"""
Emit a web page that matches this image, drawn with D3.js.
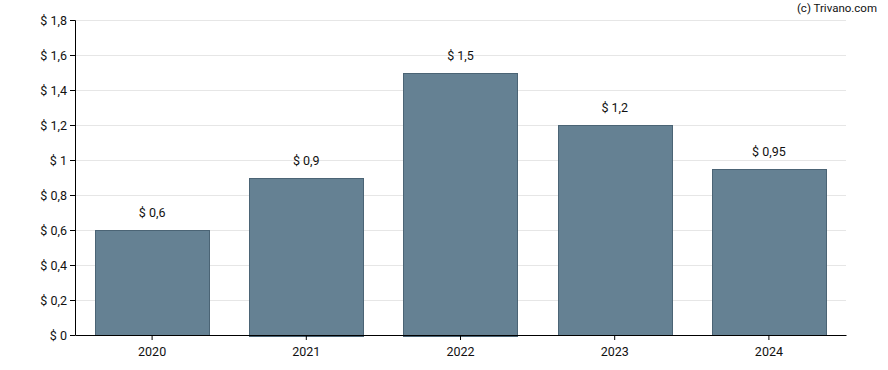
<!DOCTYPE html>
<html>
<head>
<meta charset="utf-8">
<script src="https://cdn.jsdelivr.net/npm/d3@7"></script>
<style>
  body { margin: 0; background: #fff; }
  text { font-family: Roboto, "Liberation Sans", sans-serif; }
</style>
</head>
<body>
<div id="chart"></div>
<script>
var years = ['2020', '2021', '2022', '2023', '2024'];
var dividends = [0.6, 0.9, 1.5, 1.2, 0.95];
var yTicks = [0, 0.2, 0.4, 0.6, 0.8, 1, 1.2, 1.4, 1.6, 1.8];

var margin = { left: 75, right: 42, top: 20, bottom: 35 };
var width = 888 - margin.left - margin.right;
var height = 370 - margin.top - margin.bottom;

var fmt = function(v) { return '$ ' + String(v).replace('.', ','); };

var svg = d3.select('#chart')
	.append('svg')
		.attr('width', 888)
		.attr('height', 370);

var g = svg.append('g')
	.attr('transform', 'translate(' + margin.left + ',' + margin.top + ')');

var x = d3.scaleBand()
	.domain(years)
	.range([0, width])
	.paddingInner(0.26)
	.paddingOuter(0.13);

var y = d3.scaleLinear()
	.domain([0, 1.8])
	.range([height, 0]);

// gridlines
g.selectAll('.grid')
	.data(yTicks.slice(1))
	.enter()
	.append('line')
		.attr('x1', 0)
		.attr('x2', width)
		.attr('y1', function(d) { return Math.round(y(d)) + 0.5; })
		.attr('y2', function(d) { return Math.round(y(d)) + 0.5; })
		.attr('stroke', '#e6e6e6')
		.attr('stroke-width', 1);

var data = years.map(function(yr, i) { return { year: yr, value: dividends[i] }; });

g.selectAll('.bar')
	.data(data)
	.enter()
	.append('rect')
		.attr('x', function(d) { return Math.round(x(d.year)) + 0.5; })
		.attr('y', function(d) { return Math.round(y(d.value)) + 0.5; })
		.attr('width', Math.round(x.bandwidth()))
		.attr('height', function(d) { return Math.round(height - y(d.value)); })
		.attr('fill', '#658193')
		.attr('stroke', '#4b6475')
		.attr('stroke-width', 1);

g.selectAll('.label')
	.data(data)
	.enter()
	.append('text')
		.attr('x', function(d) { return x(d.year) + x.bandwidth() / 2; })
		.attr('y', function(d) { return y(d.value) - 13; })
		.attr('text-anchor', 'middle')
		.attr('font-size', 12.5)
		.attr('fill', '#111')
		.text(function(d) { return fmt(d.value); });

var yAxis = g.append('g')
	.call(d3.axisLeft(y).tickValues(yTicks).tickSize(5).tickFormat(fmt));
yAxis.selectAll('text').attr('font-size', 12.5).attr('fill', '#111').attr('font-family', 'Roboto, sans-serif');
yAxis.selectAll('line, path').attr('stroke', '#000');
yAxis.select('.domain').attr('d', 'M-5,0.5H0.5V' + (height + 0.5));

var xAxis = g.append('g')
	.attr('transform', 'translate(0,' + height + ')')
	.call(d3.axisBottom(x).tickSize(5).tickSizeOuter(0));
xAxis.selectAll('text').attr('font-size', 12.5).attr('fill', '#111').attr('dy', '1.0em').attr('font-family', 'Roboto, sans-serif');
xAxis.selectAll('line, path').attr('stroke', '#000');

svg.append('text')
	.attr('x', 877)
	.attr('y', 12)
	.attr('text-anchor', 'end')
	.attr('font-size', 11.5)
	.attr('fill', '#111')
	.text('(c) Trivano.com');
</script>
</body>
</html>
"""
* **WORK TO COMPLETE**:
Reproduce the full listing above verbatim, with no pictures included.

* **TASK RESULT**:
Emit a web page that matches this image, drawn with D3.js.
<!DOCTYPE html>
<html>
<head>
<meta charset="utf-8">
<script src="https://cdn.jsdelivr.net/npm/d3@7"></script>
<style>
  body { margin: 0; background: #fff; }
  text { font-family: Roboto, "Liberation Sans", sans-serif; }
</style>
</head>
<body>
<div id="chart"></div>
<script>
var years = ['2020', '2021', '2022', '2023', '2024'];
var dividends = [0.6, 0.9, 1.5, 1.2, 0.95];
var yTicks = [0, 0.2, 0.4, 0.6, 0.8, 1, 1.2, 1.4, 1.6, 1.8];

var margin = { left: 75, right: 42, top: 20, bottom: 35 };
var width = 888 - margin.left - margin.right;
var height = 370 - margin.top - margin.bottom;

var fmt = function(v) { return '$ ' + String(v).replace('.', ','); };

var svg = d3.select('#chart')
	.append('svg')
		.attr('width', 888)
		.attr('height', 370);

var g = svg.append('g')
	.attr('transform', 'translate(' + margin.left + ',' + margin.top + ')');

var x = d3.scaleBand()
	.domain(years)
	.range([0, width])
	.paddingInner(0.26)
	.paddingOuter(0.13);

var y = d3.scaleLinear()
	.domain([0, 1.8])
	.range([height, 0]);

// gridlines
g.selectAll('.grid')
	.data(yTicks.slice(1))
	.enter()
	.append('line')
		.attr('x1', 0)
		.attr('x2', width)
		.attr('y1', function(d) { return Math.round(y(d)) + 0.5; })
		.attr('y2', function(d) { return Math.round(y(d)) + 0.5; })
		.attr('stroke', '#e6e6e6')
		.attr('stroke-width', 1);

var data = years.map(function(yr, i) { return { year: yr, value: dividends[i] }; });

g.selectAll('.bar')
	.data(data)
	.enter()
	.append('rect')
		.attr('x', function(d) { return Math.round(x(d.year)) + 0.5; })
		.attr('y', function(d) { return Math.round(y(d.value)) + 0.5; })
		.attr('width', Math.round(x.bandwidth()))
		.attr('height', function(d) { return Math.round(height - y(d.value)); })
		.attr('fill', '#658193')
		.attr('stroke', '#4b6475')
		.attr('stroke-width', 1);

g.selectAll('.label')
	.data(data)
	.enter()
	.append('text')
		.attr('x', function(d) { return x(d.year) + x.bandwidth() / 2; })
		.attr('y', function(d) { return y(d.value) - 13; })
		.attr('text-anchor', 'middle')
		.attr('font-size', 12.5)
		.attr('fill', '#111')
		.text(function(d) { return fmt(d.value); });

var yAxis = g.append('g')
	.call(d3.axisLeft(y).tickValues(yTicks).tickSize(5).tickFormat(fmt));
yAxis.selectAll('text').attr('font-size', 12.5).attr('fill', '#111').attr('font-family', 'Roboto, sans-serif');
yAxis.selectAll('line, path').attr('stroke', '#000');
yAxis.select('.domain').attr('d', 'M-5,0.5H0.5V' + (height + 0.5));

var xAxis = g.append('g')
	.attr('transform', 'translate(0,' + height + ')')
	.call(d3.axisBottom(x).tickSize(5).tickSizeOuter(0));
xAxis.selectAll('text').attr('font-size', 12.5).attr('fill', '#111').attr('dy', '1.0em').attr('font-family', 'Roboto, sans-serif');
xAxis.selectAll('line, path').attr('stroke', '#000');

svg.append('text')
	.attr('x', 877)
	.attr('y', 12)
	.attr('text-anchor', 'end')
	.attr('font-size', 11.5)
	.attr('fill', '#111')
	.text('(c) Trivano.com');
</script>
</body>
</html>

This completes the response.